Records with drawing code

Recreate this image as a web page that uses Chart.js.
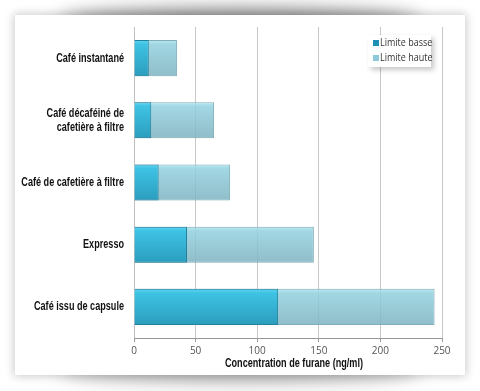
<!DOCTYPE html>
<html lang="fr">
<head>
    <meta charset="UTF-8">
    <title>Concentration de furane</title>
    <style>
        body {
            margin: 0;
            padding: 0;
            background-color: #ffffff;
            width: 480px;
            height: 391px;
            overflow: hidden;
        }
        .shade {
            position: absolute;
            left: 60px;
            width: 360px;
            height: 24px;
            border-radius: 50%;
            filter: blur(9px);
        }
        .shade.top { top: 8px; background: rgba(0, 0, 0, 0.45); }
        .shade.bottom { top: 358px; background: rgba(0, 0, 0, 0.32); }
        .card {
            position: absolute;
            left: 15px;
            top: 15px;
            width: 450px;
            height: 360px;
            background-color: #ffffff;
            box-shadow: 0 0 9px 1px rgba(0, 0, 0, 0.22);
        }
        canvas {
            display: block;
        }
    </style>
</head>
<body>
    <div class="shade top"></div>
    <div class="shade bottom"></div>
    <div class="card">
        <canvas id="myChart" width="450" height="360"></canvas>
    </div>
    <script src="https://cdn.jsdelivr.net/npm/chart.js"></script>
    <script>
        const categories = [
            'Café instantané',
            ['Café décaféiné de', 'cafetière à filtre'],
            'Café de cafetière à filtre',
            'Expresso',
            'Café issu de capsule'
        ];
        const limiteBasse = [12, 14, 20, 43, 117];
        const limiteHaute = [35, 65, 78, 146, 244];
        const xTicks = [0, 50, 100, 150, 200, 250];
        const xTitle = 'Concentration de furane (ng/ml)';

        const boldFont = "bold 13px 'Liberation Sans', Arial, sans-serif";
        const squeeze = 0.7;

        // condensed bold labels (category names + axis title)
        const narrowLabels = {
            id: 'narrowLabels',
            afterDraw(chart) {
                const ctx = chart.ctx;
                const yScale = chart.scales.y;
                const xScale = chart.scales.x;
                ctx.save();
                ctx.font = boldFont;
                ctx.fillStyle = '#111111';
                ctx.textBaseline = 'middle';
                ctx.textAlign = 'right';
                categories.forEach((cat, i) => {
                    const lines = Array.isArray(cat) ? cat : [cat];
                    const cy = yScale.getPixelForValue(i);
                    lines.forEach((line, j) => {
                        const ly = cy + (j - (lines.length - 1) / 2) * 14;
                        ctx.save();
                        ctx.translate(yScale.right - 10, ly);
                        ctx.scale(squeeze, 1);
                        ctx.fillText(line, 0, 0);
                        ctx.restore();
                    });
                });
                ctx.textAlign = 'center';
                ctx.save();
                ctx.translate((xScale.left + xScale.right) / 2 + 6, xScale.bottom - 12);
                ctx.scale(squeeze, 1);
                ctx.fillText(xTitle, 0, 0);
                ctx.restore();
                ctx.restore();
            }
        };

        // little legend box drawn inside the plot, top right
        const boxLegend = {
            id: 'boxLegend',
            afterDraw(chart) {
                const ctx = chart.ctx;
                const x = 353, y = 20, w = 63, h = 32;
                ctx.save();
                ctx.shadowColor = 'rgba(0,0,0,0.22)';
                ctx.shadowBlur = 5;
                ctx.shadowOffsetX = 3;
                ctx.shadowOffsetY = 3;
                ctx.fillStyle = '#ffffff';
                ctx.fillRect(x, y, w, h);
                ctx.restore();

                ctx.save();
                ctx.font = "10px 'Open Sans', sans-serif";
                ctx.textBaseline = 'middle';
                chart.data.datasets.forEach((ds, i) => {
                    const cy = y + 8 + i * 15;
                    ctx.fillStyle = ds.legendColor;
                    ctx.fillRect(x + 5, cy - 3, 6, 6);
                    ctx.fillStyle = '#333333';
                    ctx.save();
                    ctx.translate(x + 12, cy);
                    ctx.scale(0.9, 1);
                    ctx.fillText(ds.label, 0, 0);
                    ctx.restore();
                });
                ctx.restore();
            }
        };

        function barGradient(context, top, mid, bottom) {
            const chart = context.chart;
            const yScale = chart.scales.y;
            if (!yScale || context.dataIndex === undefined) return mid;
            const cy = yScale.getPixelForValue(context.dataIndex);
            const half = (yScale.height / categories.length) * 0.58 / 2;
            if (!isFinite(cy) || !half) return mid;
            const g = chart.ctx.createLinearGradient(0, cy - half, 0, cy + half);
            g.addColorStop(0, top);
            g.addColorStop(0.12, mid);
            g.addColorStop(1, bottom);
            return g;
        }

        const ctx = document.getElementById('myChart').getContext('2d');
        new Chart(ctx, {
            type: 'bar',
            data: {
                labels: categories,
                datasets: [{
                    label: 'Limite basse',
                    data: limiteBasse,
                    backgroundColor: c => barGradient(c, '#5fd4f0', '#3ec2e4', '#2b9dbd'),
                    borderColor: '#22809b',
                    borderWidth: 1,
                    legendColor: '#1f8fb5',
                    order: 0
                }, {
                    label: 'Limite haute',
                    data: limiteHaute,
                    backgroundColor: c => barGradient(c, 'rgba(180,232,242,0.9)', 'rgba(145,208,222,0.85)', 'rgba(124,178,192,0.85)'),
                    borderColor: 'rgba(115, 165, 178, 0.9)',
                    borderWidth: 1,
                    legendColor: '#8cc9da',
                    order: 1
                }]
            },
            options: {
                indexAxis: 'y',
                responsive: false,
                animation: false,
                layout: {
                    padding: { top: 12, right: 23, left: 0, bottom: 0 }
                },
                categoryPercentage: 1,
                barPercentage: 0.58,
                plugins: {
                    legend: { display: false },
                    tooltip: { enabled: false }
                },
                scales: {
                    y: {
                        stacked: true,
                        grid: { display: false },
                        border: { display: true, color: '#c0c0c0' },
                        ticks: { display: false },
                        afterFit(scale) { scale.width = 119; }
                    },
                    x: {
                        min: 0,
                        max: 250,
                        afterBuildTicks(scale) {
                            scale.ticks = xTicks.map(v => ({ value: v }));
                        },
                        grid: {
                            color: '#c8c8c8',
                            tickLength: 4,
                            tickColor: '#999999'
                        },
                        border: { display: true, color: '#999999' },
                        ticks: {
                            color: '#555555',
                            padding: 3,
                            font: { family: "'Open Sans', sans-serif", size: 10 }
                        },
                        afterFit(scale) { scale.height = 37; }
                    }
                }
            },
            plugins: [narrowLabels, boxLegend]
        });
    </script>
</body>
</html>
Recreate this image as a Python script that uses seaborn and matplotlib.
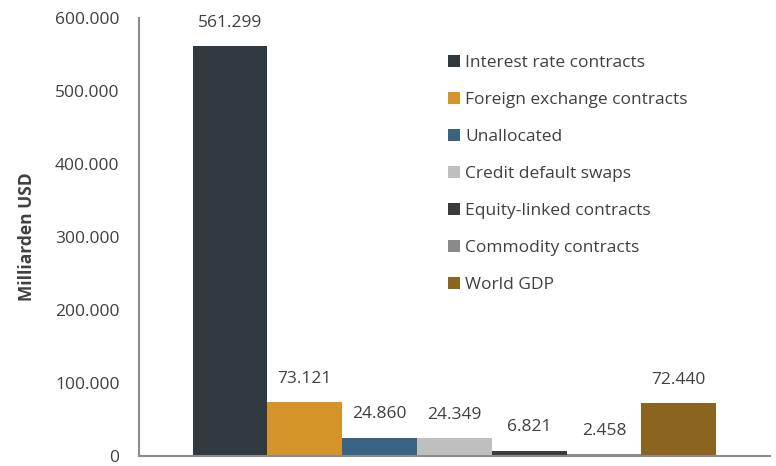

Brief: How many lines in the listing above contain "Recreate"? Answer with the number alone.

Result of the task: 2